I pulled up, popped the hoods and connected the cables. She tried to start her car right away, before it had any chance to charge. I went to her window and she smiled sheepishly. She knew we needed to let her battery charge a bit, but she felt so badly that she was being a burden and taking up too much of my time that she hoped to hurry up.
I wanted to slow her down. “Things will get better, you know. I promise. From here they have to.”
She smiled, “I know. I hope so.”
“Okay. Let’s try it. Fire this thing up!”
She turned the key; the engine turned over and started. I walked around and unhooked the cables. As I did, she got out of her car and walked up to me with her hand out. I turned down her offer of a handshake, and leaned in for a hug. If ever there was a woman who needed a hug, it was she. And to her great credit, she ignored the potential awkwardness of standing in the freezing cold, wedged between two vehicles and hugging a complete stranger in front of his wife. I was happy to feel some of her stress leave her body.
She took a piece of paper and a pen out of her pocket. “What’s your name?”
“Thank you so much, Tom. You don’t even know.”
“Can I have your address? I want to pay you back.”
She barely held back tears. “Please. I want to,” she whispered. She didn’t have enough energy to both hold back those tears and speak at full volume.
“No. I want to help. It does me at least as much good as you. Believe me.”

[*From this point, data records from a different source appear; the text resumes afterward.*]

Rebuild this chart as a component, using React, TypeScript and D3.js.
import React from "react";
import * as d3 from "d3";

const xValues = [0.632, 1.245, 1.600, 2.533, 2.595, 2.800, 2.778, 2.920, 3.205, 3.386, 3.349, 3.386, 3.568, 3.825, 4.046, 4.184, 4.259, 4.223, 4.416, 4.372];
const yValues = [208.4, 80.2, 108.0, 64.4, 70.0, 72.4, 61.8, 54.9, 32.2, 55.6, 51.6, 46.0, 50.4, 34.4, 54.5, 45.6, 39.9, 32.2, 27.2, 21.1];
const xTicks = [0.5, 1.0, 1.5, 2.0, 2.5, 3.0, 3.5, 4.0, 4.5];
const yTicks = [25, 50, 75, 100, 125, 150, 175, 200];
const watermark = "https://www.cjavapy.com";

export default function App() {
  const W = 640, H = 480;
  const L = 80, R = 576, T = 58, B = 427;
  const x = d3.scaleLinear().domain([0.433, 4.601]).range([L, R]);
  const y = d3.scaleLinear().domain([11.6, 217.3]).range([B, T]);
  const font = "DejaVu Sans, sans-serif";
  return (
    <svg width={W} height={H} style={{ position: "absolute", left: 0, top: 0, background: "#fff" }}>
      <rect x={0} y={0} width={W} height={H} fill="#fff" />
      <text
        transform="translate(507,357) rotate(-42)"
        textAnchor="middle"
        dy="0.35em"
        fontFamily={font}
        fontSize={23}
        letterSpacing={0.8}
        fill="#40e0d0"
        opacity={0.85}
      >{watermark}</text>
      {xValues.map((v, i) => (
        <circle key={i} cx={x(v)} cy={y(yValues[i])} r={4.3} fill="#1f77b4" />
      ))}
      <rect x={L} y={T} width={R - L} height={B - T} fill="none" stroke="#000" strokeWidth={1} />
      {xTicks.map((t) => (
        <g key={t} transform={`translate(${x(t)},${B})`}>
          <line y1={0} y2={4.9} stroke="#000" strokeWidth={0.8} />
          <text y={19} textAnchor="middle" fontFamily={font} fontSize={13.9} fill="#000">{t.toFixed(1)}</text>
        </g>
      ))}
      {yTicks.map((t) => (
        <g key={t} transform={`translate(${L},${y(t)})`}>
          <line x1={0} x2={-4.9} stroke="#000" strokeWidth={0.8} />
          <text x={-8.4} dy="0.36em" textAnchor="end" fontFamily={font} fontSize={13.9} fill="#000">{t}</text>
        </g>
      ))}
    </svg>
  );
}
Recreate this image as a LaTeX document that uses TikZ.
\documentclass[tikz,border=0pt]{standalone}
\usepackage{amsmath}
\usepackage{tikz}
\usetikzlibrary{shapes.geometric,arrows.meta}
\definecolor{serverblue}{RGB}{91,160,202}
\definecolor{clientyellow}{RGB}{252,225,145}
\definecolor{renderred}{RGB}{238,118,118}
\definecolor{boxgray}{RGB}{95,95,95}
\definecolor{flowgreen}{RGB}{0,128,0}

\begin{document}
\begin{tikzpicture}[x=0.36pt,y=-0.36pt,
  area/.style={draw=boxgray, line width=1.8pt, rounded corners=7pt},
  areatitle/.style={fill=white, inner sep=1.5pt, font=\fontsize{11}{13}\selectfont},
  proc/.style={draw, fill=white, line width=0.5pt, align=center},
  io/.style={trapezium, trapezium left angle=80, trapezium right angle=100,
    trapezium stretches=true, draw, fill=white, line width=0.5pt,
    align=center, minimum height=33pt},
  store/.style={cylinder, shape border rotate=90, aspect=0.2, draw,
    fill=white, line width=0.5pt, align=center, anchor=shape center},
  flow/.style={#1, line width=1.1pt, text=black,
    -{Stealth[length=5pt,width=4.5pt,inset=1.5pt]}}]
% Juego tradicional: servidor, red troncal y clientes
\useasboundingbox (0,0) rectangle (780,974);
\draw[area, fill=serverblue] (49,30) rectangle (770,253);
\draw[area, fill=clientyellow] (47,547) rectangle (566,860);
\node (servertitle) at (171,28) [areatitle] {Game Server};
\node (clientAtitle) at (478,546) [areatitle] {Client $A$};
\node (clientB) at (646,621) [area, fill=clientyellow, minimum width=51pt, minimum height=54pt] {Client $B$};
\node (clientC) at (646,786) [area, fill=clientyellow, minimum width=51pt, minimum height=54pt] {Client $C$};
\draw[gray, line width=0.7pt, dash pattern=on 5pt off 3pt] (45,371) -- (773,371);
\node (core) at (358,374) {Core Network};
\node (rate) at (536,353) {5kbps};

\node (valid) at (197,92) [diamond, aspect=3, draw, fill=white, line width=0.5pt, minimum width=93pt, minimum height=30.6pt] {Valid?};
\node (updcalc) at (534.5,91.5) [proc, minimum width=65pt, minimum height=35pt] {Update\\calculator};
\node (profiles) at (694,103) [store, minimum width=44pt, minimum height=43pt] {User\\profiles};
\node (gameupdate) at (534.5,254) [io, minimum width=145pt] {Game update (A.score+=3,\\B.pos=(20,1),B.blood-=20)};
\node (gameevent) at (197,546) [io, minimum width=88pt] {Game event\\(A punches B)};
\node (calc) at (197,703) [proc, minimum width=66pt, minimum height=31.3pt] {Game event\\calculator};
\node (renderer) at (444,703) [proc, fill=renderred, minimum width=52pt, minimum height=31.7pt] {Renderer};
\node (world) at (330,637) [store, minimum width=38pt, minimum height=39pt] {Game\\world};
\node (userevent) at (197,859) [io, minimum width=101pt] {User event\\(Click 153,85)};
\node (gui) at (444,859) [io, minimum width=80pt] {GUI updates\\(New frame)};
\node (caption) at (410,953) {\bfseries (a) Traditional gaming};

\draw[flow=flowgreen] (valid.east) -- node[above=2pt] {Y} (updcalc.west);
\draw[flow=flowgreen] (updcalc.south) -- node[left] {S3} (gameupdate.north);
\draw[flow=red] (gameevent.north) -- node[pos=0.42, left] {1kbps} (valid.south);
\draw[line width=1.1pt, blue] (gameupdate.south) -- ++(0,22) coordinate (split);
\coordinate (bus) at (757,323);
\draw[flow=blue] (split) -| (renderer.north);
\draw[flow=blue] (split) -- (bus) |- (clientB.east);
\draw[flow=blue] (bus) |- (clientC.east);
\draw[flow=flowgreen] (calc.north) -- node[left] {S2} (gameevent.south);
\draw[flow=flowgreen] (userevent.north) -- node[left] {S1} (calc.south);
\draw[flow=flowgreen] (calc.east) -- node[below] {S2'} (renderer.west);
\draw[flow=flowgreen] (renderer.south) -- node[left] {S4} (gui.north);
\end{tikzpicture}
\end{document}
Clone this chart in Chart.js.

And that was true. Many people do much more for strangers. All told, I spent fifteen bucks and a couple minutes on her. And I got a post out of the deal. The truth is all I did for her was acknowledge her pain.
“Okay. Thank you again. Thank you so, so much.”
“You are welcome.”
And that was that. I did end up having one regret later. I wished I had told her about my blog. I bet she would have become a follower.